PROBLEM: Return the listing below exactly, with the pictures dropped.

DATA EXCERPT:
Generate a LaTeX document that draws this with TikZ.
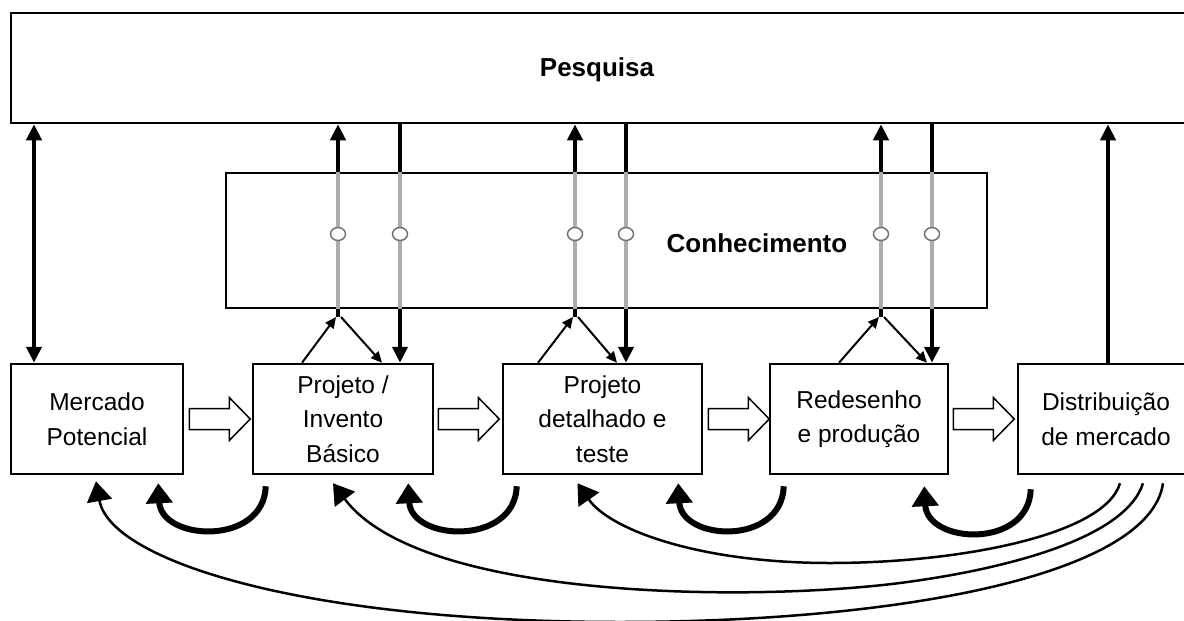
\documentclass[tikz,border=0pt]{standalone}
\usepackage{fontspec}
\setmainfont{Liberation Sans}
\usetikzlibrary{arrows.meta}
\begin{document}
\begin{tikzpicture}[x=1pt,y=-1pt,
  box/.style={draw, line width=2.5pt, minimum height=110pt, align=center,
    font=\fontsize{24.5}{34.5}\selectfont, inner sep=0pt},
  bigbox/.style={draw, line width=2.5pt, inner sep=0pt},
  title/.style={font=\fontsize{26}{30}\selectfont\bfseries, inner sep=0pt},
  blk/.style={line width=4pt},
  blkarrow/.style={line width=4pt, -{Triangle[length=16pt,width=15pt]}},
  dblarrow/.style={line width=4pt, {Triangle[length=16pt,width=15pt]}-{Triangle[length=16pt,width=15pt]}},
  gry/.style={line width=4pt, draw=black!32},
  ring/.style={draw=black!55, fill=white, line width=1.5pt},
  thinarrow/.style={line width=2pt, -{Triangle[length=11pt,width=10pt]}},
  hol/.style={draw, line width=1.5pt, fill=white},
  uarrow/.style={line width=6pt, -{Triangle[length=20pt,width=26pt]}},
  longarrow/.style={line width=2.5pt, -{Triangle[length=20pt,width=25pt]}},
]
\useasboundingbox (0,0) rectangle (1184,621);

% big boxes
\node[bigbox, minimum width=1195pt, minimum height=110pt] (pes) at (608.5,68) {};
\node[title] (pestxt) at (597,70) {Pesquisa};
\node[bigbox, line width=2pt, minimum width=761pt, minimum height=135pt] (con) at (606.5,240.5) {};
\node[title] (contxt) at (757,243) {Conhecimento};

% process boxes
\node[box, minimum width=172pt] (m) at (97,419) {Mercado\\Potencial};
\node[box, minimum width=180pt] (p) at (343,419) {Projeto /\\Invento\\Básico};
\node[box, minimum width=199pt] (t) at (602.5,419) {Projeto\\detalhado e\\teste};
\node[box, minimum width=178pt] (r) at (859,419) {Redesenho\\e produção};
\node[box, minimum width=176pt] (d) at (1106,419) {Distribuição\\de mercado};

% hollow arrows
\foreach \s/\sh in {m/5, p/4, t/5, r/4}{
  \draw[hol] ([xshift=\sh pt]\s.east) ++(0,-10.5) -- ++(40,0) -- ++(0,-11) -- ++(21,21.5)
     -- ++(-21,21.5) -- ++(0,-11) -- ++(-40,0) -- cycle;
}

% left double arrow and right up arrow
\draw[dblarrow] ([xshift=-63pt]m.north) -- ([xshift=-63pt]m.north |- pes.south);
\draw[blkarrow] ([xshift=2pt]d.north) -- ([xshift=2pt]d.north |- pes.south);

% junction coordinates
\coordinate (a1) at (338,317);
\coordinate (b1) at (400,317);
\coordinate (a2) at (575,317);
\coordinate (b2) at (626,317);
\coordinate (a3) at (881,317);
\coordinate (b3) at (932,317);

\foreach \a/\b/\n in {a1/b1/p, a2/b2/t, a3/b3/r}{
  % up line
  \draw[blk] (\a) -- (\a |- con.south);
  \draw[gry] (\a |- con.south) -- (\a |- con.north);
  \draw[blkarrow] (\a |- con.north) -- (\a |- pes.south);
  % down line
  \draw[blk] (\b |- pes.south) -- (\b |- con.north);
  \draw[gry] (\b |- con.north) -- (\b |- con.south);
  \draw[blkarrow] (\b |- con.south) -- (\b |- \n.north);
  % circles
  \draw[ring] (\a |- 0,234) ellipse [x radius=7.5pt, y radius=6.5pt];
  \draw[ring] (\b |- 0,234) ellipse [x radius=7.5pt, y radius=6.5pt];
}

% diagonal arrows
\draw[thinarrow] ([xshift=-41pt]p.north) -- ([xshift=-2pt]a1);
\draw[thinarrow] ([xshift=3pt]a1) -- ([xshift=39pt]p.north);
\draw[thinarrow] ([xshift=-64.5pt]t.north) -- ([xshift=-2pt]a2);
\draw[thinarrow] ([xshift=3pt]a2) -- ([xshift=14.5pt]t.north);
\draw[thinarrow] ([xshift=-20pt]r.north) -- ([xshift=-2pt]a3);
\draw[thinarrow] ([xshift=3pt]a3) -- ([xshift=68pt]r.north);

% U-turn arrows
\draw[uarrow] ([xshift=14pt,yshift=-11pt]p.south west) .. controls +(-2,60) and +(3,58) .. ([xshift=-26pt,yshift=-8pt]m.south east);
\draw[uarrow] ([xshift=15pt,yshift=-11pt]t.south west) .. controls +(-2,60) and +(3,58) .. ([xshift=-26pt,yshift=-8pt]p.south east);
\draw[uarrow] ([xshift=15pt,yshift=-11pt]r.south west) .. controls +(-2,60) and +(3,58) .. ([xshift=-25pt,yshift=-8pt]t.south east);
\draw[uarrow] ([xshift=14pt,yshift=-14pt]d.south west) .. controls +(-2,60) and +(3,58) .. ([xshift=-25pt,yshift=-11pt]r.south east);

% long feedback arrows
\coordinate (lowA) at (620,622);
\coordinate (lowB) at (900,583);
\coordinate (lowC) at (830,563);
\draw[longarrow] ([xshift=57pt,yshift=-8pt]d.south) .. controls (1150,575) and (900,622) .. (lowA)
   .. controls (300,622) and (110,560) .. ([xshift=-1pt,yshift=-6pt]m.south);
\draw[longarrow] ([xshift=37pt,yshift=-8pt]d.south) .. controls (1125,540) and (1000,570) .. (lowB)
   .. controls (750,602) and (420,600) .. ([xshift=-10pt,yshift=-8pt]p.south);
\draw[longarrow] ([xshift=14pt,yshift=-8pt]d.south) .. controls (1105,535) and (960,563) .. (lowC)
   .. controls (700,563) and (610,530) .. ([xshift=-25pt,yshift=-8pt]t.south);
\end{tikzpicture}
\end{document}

EXERCISE SOLUTION:
Generate a LaTeX document that draws this with TikZ.
\documentclass[tikz,border=0pt]{standalone}
\usepackage{fontspec}
\setmainfont{Liberation Sans}
\usetikzlibrary{arrows.meta}
\begin{document}
\begin{tikzpicture}[x=1pt,y=-1pt,
  box/.style={draw, line width=2.5pt, minimum height=110pt, align=center,
    font=\fontsize{24.5}{34.5}\selectfont, inner sep=0pt},
  bigbox/.style={draw, line width=2.5pt, inner sep=0pt},
  title/.style={font=\fontsize{26}{30}\selectfont\bfseries, inner sep=0pt},
  blk/.style={line width=4pt},
  blkarrow/.style={line width=4pt, -{Triangle[length=16pt,width=15pt]}},
  dblarrow/.style={line width=4pt, {Triangle[length=16pt,width=15pt]}-{Triangle[length=16pt,width=15pt]}},
  gry/.style={line width=4pt, draw=black!32},
  ring/.style={draw=black!55, fill=white, line width=1.5pt},
  thinarrow/.style={line width=2pt, -{Triangle[length=11pt,width=10pt]}},
  hol/.style={draw, line width=1.5pt, fill=white},
  uarrow/.style={line width=6pt, -{Triangle[length=20pt,width=26pt]}},
  longarrow/.style={line width=2.5pt, -{Triangle[length=20pt,width=25pt]}},
]
\useasboundingbox (0,0) rectangle (1184,621);

% big boxes
\node[bigbox, minimum width=1195pt, minimum height=110pt] (pes) at (608.5,68) {};
\node[title] (pestxt) at (597,70) {Pesquisa};
\node[bigbox, line width=2pt, minimum width=761pt, minimum height=135pt] (con) at (606.5,240.5) {};
\node[title] (contxt) at (757,243) {Conhecimento};

% process boxes
\node[box, minimum width=172pt] (m) at (97,419) {Mercado\\Potencial};
\node[box, minimum width=180pt] (p) at (343,419) {Projeto /\\Invento\\Básico};
\node[box, minimum width=199pt] (t) at (602.5,419) {Projeto\\detalhado e\\teste};
\node[box, minimum width=178pt] (r) at (859,419) {Redesenho\\e produção};
\node[box, minimum width=176pt] (d) at (1106,419) {Distribuição\\de mercado};

% hollow arrows
\foreach \s/\sh in {m/5, p/4, t/5, r/4}{
  \draw[hol] ([xshift=\sh pt]\s.east) ++(0,-10.5) -- ++(40,0) -- ++(0,-11) -- ++(21,21.5)
     -- ++(-21,21.5) -- ++(0,-11) -- ++(-40,0) -- cycle;
}

% left double arrow and right up arrow
\draw[dblarrow] ([xshift=-63pt]m.north) -- ([xshift=-63pt]m.north |- pes.south);
\draw[blkarrow] ([xshift=2pt]d.north) -- ([xshift=2pt]d.north |- pes.south);

% junction coordinates
\coordinate (a1) at (338,317);
\coordinate (b1) at (400,317);
\coordinate (a2) at (575,317);
\coordinate (b2) at (626,317);
\coordinate (a3) at (881,317);
\coordinate (b3) at (932,317);

\foreach \a/\b/\n in {a1/b1/p, a2/b2/t, a3/b3/r}{
  % up line
  \draw[blk] (\a) -- (\a |- con.south);
  \draw[gry] (\a |- con.south) -- (\a |- con.north);
  \draw[blkarrow] (\a |- con.north) -- (\a |- pes.south);
  % down line
  \draw[blk] (\b |- pes.south) -- (\b |- con.north);
  \draw[gry] (\b |- con.north) -- (\b |- con.south);
  \draw[blkarrow] (\b |- con.south) -- (\b |- \n.north);
  % circles
  \draw[ring] (\a |- 0,234) ellipse [x radius=7.5pt, y radius=6.5pt];
  \draw[ring] (\b |- 0,234) ellipse [x radius=7.5pt, y radius=6.5pt];
}

% diagonal arrows
\draw[thinarrow] ([xshift=-41pt]p.north) -- ([xshift=-2pt]a1);
\draw[thinarrow] ([xshift=3pt]a1) -- ([xshift=39pt]p.north);
\draw[thinarrow] ([xshift=-64.5pt]t.north) -- ([xshift=-2pt]a2);
\draw[thinarrow] ([xshift=3pt]a2) -- ([xshift=14.5pt]t.north);
\draw[thinarrow] ([xshift=-20pt]r.north) -- ([xshift=-2pt]a3);
\draw[thinarrow] ([xshift=3pt]a3) -- ([xshift=68pt]r.north);

% U-turn arrows
\draw[uarrow] ([xshift=14pt,yshift=-11pt]p.south west) .. controls +(-2,60) and +(3,58) .. ([xshift=-26pt,yshift=-8pt]m.south east);
\draw[uarrow] ([xshift=15pt,yshift=-11pt]t.south west) .. controls +(-2,60) and +(3,58) .. ([xshift=-26pt,yshift=-8pt]p.south east);
\draw[uarrow] ([xshift=15pt,yshift=-11pt]r.south west) .. controls +(-2,60) and +(3,58) .. ([xshift=-25pt,yshift=-8pt]t.south east);
\draw[uarrow] ([xshift=14pt,yshift=-14pt]d.south west) .. controls +(-2,60) and +(3,58) .. ([xshift=-25pt,yshift=-11pt]r.south east);

% long feedback arrows
\coordinate (lowA) at (620,622);
\coordinate (lowB) at (900,583);
\coordinate (lowC) at (830,563);
\draw[longarrow] ([xshift=57pt,yshift=-8pt]d.south) .. controls (1150,575) and (900,622) .. (lowA)
   .. controls (300,622) and (110,560) .. ([xshift=-1pt,yshift=-6pt]m.south);
\draw[longarrow] ([xshift=37pt,yshift=-8pt]d.south) .. controls (1125,540) and (1000,570) .. (lowB)
   .. controls (750,602) and (420,600) .. ([xshift=-10pt,yshift=-8pt]p.south);
\draw[longarrow] ([xshift=14pt,yshift=-8pt]d.south) .. controls (1105,535) and (960,563) .. (lowC)
   .. controls (700,563) and (610,530) .. ([xshift=-25pt,yshift=-8pt]t.south);
\end{tikzpicture}
\end{document}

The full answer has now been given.